La Alcazaba de Badajoz, ahora casi restaurada, es pródiga en leyendas, como aquella que afirma que la Torre Vieja es en realidad el espíritu de Ibn Marwan, pero quizás la más sugerente sea la que envuelve otra torre, de nombre tan legendario como sugerente: La Torre de las Siete Ventanas.
Algunos habitantes de Badajoz conocen la existencia de un fabuloso tesoro de monedas de oro almacenado en la Torre y de su fantasmagórico guardián, que al parecer se lía a dentelladas con todo aquel que pretende encontrarlo.
Otros, sin embargo, afirman que el tesoro no está en la torre, sino a sus pies, enterrado a varios metros de profundidad y protegido por una maldición que destruirá a quien logre encontrarlo.
El tesoro y las siete ventanas hace tiempo que se diluyeron entre las arenas del tiempo, pero el nombre aún brujulea entre leyendas de amores prohibidos, de árabes y cristianos, de ricos mercaderes y bellas agarenas.
En lo que coinciden los cuentistas y los encantadores de serpientes es en el hecho de que todo sucedió hace mucho tiempo, cuando la ciudad era un próspero reino Taifa y las palmeras ofrecían aroma a dátiles y cimbreo de doncellas.
La hermosa protagonista es, según algunas lenguas y recuerdos, la joven hija del rey de Badajoz, enamorada de un caballero cristiano. Pero para otras lenguas y plumas, acaso más informadas, entre las que se encuentra la de Norberto López, la bella tiene menos rango y más suerte, y sobre todo, un nombre: Zoraida, hija de un rico mercader llamado Ibrahin, enamorada de Omar, un capitán de la guardia, destinado en el cerro del Baxarnal (ahora de San Cristóbal) a cuya relación se oponía su padre.

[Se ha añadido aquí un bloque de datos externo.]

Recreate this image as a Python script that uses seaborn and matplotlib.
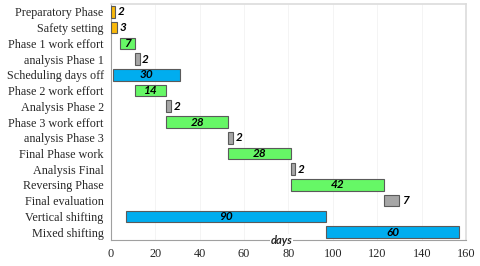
import matplotlib
matplotlib.use("Agg")
import matplotlib.pyplot as plt
import seaborn as sns

tasks = ["Preparatory Phase", "Safety setting", "Phase 1 work effort", "analysis Phase 1",
         "Scheduling days off", "Phase 2 work effort", "Analysis Phase 2", "Phase 3 work effort",
         "analysis Phase 3", "Final Phase work", "Analysis Final", "Reversing Phase",
         "Final evaluation", "Vertical shifting", "Mixed shifting"]
starts = [0, 0, 4, 11, 1, 11, 25, 25, 53, 53, 81, 81, 123, 7, 97]
durations = [2, 3, 7, 2, 30, 14, 2, 28, 2, 28, 2, 42, 7, 90, 60]
kinds = ["prep", "prep", "work", "analysis", "break", "work", "analysis", "work",
         "analysis", "work", "analysis", "work", "analysis", "shift", "shift"]
xticks = [0, 20, 40, 60, 80, 100, 120, 140, 160]

colors = {"prep": "#F9B90A", "work": "#66F766", "analysis": "#A6A6A6",
          "break": "#00ADEF", "shift": "#00ADEF"}

sns.set_style("white")
fig = plt.figure(figsize=(4.8, 2.66), dpi=100)
ax = fig.add_axes([0.2306, 0.0977, 0.7404, 0.8873])

ypos = list(range(len(tasks)))
ax.barh(ypos, durations, left=starts, height=0.74,
        color=[colors[k] for k in kinds], edgecolor="#5a5a5a", linewidth=0.8, zorder=3)

for y, s, d, k in zip(ypos, starts, durations, kinds):
    if k in ("prep", "analysis"):
        ax.text(s + d + 1.2, y, str(d), ha="left", va="center", fontsize=8.5,
                fontweight="bold", fontstyle="italic", family="Lato", color="black", zorder=4)
    else:
        ax.text(s + d / 2, y, str(d), ha="center", va="center", fontsize=8.5,
                fontweight="bold", fontstyle="italic", family="Lato", color="black", zorder=4)

ax.set_xlim(0, 160)
ax.set_ylim(14.5, -0.5)
ax.set_yticks(ypos)
ax.set_yticklabels(tasks, family="Liberation Serif", fontsize=8.7)
ax.set_xticks(xticks)
ax.set_xticklabels([str(t) for t in xticks], family="Liberation Serif", fontsize=8.8)
ax.tick_params(axis="y", direction="out", length=3, width=0.6, color="#a0a0a0", pad=2)
ax.tick_params(axis="x", direction="in", length=3, width=0.6, color="#a0a0a0", pad=6)

ax.grid(axis="x", color="#f2f2f2", linewidth=0.6, zorder=0)
for side in ("left", "bottom"):
    ax.spines[side].set_color("#a0a0a0")
    ax.spines[side].set_linewidth(0.8)
for side in ("top", "right"):
    ax.spines[side].set_color("#dcdcdc")
    ax.spines[side].set_linewidth(1.2)

ax.text(77, 14.5, "days", ha="center", va="center", fontsize=8, fontweight="bold",
        fontstyle="italic", family="Lato", zorder=5, clip_on=False,
        bbox=dict(facecolor="white", edgecolor="none", pad=0.5))

fig.savefig("out.png", dpi=100)
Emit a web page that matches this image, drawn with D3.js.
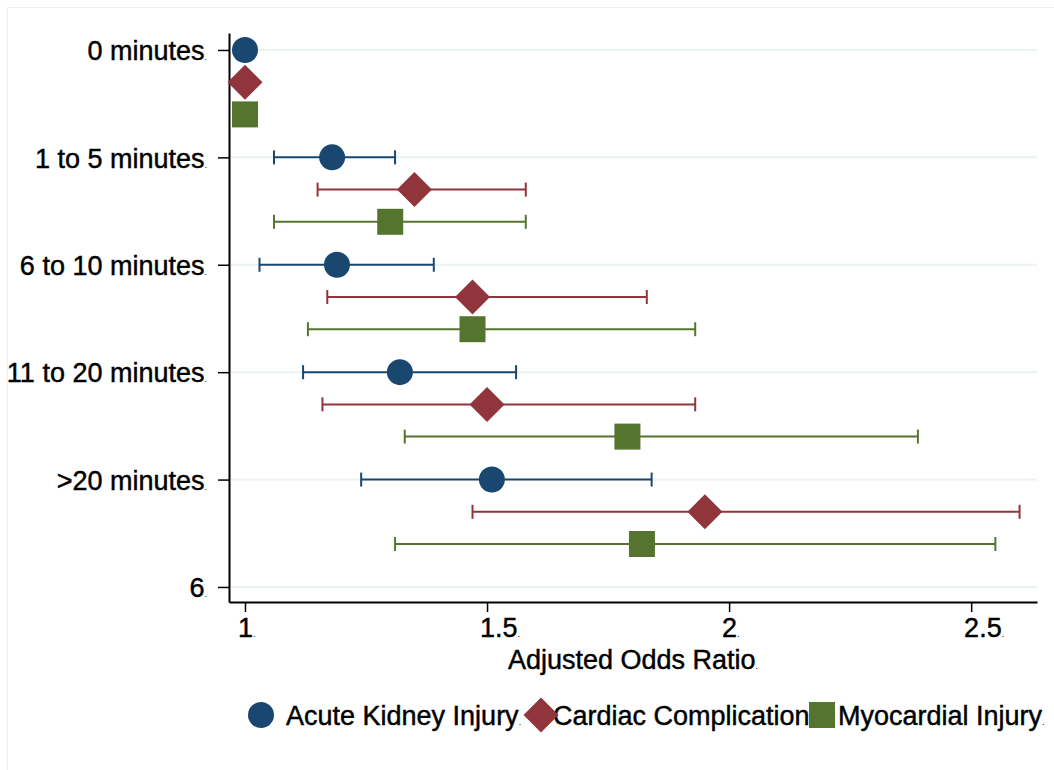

Al comprobar que su bella hija se asoma a las siete ventanas para mirar a su amado, manda tapiarlas para que los enamorados no puedan verse, pero eso no desanima al valiente guerrero y con un golpe de audacia logra rescatar a la joven. Todos en la ciudad son testigos de cómo los dos enamorados se pierden en la noche y en la niebla, río abajo. Y con la desaparición de los amantes aparece le leyenda.
Otras lenguas y otros recuerdos transforman a Zoraida en princesa cautiva, y a su amado en caballero cristiano, y al padre enfurecido en injusto y vengativo monarca, que incapaz de asumir que su amada hija amase a un infiel prefiere encerrarla en una de las recias torres que jalonan la muralla de la ciudad.
Siete ventanas tenía la torre, siete ventanas desde donde la princesa contempla a su amado, a su ciudad y a su río.
Al ver el rey que su hija no cesa en sus amores, ordena cegar las ventanas una a una, hasta que al final todo lo que puede ver la princesa es un haz de luz que se cuela por debajo de la puerta.
Entonces el mundo se apaga, y los negros ojos de la bella agarena dejan de ver las cosas que más quiere: su amado, su ciudad, y su río; y ahogada por la tristeza, la princesa fallece en la oscuridad más absoluta, condenada por el mismo que le dio la vida.
Y aun cuentan, que en las noches frías y oscuras se escuchan los gemidos de dolor en las cercanías de la torre de aquella que fue enterrada en vida.
Dicen que son los llantos de la princesa sin nombre, que continua penando, maldita por siempre y eternamente a oscuras, a pesar de que la torre se encuentra ya abierta al cielo.